# EEEEE MUTANT FLIES!!!! Seriously, what the barnacle are these?



## Betta132 (May 12, 2012)

I had two FFF cultures, and one started to die down. So I opened the other one, which had been ignored for a week or so and was more of a backup, and all these long black things are running around inside the lid! Upon closer inspection, they're teeny flies of some sort, mating and stuck together by the tails. The weird part is, the culture was _melanogaster_ flies, and these flies look nothing like them. They're black, fast, and have fully functional wings. They pretty much look like large gnats. Upon seeing the wings, I decided I shouldn't breed these, and the culture is currently sitting in my viv with the top off. Apparently mutant black gnats taste good. So, are these mutant FFFs, or big gnats that snuck in somehow? It's not really important, but I'm curious. I tried getting a pic, but all you can see are black dashes. Welp, time to get a new starter culture, since my seed culture is nothing but mutant gnats.


----------



## Ed (Sep 19, 2004)

Look up phorid flies and see if they match what you are seeing. Another alternative is if you are breeding wingless, then if they get over 80 F, the protien that keeps them from flying reverts and you get flyers. 

Ed


----------



## winstonamc (Mar 19, 2007)

Ed said:


> Look up phorid flies and see if they match what you are seeing. Another alternative is if you are breeding wingless, then if they get over 80 F, the protien that keeps them from flying reverts and you get flyers.
> 
> Ed


Damn your'e good, Ed.


----------



## Mer_ (Sep 11, 2011)

I have also witnessed some weird things with some of my cultures once they start to get old. Sometimes the flies have two torsos or elongated bodies. Its kind of bizarre.


----------



## Betta132 (May 12, 2012)

No, it's not those. And I don't think it's winged FFFs, they look totally different. FFFs are fat and tan, these are thinner and black. And apparently tasty!


----------



## sand (Dec 14, 2010)

My guess would have been fungus gnats or some close relative had gotten into your cultures. The larvae look similar to fruit fly larvae but have head capsule usually dark in color. 

Another possibility is sciarid flies/gnats (darker little bit shorter legs).


----------



## Gamble (Aug 1, 2010)

Could also be carrion flies ... which if ur breeding ur frogs is a no-no. 
They kind of look like fungus gnats but move differently.

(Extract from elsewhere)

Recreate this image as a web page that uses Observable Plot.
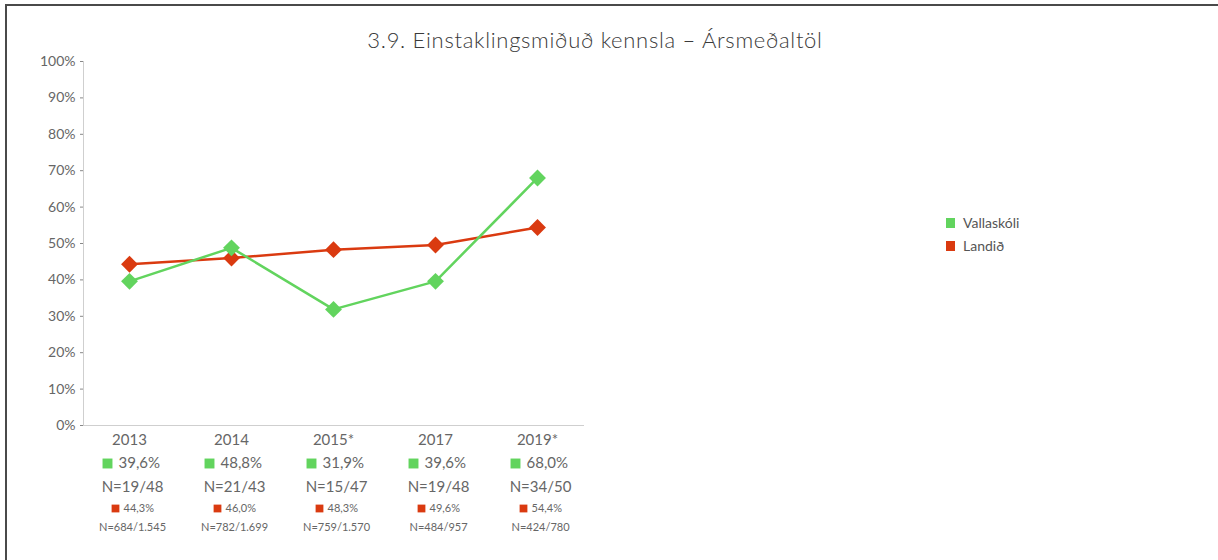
<!DOCTYPE html>
<html>
<head>
<meta charset="utf-8">
<script src="https://cdn.jsdelivr.net/npm/d3@7"></script>
<script src="https://cdn.jsdelivr.net/npm/@observablehq/plot@0.6"></script>
<style>
  html, body { margin: 0; padding: 0; background: #fff; }
  #wrap { position: relative; width: 1218px; height: 560px; overflow: hidden; font-family: Lato, "Open Sans", sans-serif; }
  #border { position: absolute; left: 5px; top: 4px; width: 1230px; height: 600px; border-top: 2px solid #4a4a4a; border-left: 2px solid #4a4a4a; }
  #title { position: absolute; left: 0; width: 1190px; top: 26px; text-align: center; font-size: 22px; font-weight: 300; letter-spacing: 0.7px; color: #3a3a3a; line-height: 28px; }
  #legend { position: absolute; left: 946px; top: 211px; font-size: 14px; color: #555; }
  #legend div { height: 23px; line-height: 18px; display: flex; align-items: center; }
  #legend span.sw { display: inline-block; width: 9px; height: 10px; margin-right: 8px; }
  #chart { position: absolute; left: 0; top: 0; }
</style>
</head>
<body>
<div id="wrap">
  <div id="chart"></div>
  <div id="border"></div>
  <div id="title">3.9. Einstaklingsmiðuð kennsla – Ársmeðaltöl</div>
  <div id="legend"></div>
</div>
<script>
const years = ["2013", "2014", "2015*", "2017", "2019*"];
const vallaskoli = [39.6, 48.8, 31.9, 39.6, 68.0];
const landid = [44.3, 46.0, 48.3, 49.6, 54.4];
const vallaskoliN = ["19/48", "21/43", "15/47", "19/48", "34/50"];
const landidN = ["684/1.545", "782/1.699", "759/1.570", "484/957", "424/780"];
const seriesNames = ["Vallaskóli", "Landið"];
const colors = ["#62d45e", "#da3a10"];

const fmt = v => v.toFixed(1).replace(".", ",") + "%";
const vRows = years.map((y, i) => ({year: y, value: vallaskoli[i] / 100, label: fmt(vallaskoli[i]), n: "N=" + vallaskoliN[i]}));
const lRows = years.map((y, i) => ({year: y, value: landid[i] / 100, label: fmt(landid[i]), n: "N=" + landidN[i]}));

const gray = "#666";
const chart = Plot.plot({
  width: 1218,
  height: 560,
  marginLeft: 83,
  marginRight: 635,
  marginTop: 61,
  marginBottom: 135,
  style: {fontFamily: "Lato, 'Open Sans', sans-serif", background: "transparent"},
  x: {type: "point", domain: years, padding: 0.44, label: null},
  y: {domain: [0, 1], label: null},
  marks: [
    Plot.frame({anchor: "left", stroke: "#cfcfcf"}),
    Plot.frame({anchor: "bottom", stroke: "#cfcfcf"}),
    Plot.axisY({ticks: d3.range(0, 1.01, 0.1), tickFormat: d => Math.round(d * 100) + "%", tickSize: 3, tickPadding: 5, fontSize: 14, color: gray, stroke: "#888", label: null}),
    Plot.axisX({tickSize: 0, tickPadding: 9, fontSize: 15, color: gray, label: null}),
    Plot.line(lRows, {x: "year", y: "value", stroke: colors[1], strokeWidth: 2.5}),
    Plot.dot(lRows, {x: "year", y: "value", symbol: "diamond2", r: 7.6, fill: colors[1]}),
    Plot.line(vRows, {x: "year", y: "value", stroke: colors[0], strokeWidth: 2.5}),
    Plot.dot(vRows, {x: "year", y: "value", symbol: "diamond2", r: 7.6, fill: colors[0]}),
    // summary rows below the axis
    Plot.dot(vRows, {x: "year", frameAnchor: "bottom", dy: 38, dx: -22, symbol: "square", r: 5.6, fill: colors[0]}),
    Plot.text(vRows, {x: "year", text: "label", frameAnchor: "bottom", dy: 38, dx: -11, textAnchor: "start", lineAnchor: "middle", fontSize: 15, fill: gray}),
    Plot.text(vRows, {x: "year", text: "n", frameAnchor: "bottom", dy: 62, dx: 3, lineAnchor: "middle", fontSize: 15, fill: gray}),
    Plot.dot(lRows, {x: "year", frameAnchor: "bottom", dy: 83, dx: -14, symbol: "square", r: 4.4, fill: colors[1]}),
    Plot.text(lRows, {x: "year", text: "label", frameAnchor: "bottom", dy: 83, dx: -6, textAnchor: "start", lineAnchor: "middle", fontSize: 11, fill: gray}),
    Plot.text(lRows, {x: "year", text: "n", frameAnchor: "bottom", dy: 102, dx: 3, lineAnchor: "middle", fontSize: 11, fill: gray})
  ]
});
document.getElementById("chart").appendChild(chart);

const legend = document.getElementById("legend");
seriesNames.forEach((name, i) => {
  const row = document.createElement("div");
  const sw = document.createElement("span");
  sw.className = "sw";
  sw.style.background = colors[i];
  row.appendChild(sw);
  row.appendChild(document.createTextNode(name));
  legend.appendChild(row);
});
</script>
</body>
</html>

Do they fly fast and crawl quick and sporatic? If so then go buy a blue led nightlight and point it at a fly trap and toss ALL of ur infected cultures.

They will eat your frog eggs, and could potentially lay eggs on your animals (in their eyes and nostrils) ... the darts MIGHT be ok but they are a nuisance for slower animals like tree frogs.


----------



## Betta132 (May 12, 2012)

I chucked all those cultures. I'm not breeding frogs, not yet. I'd love to. I'm thinking fungus gnats. Thanks!


----------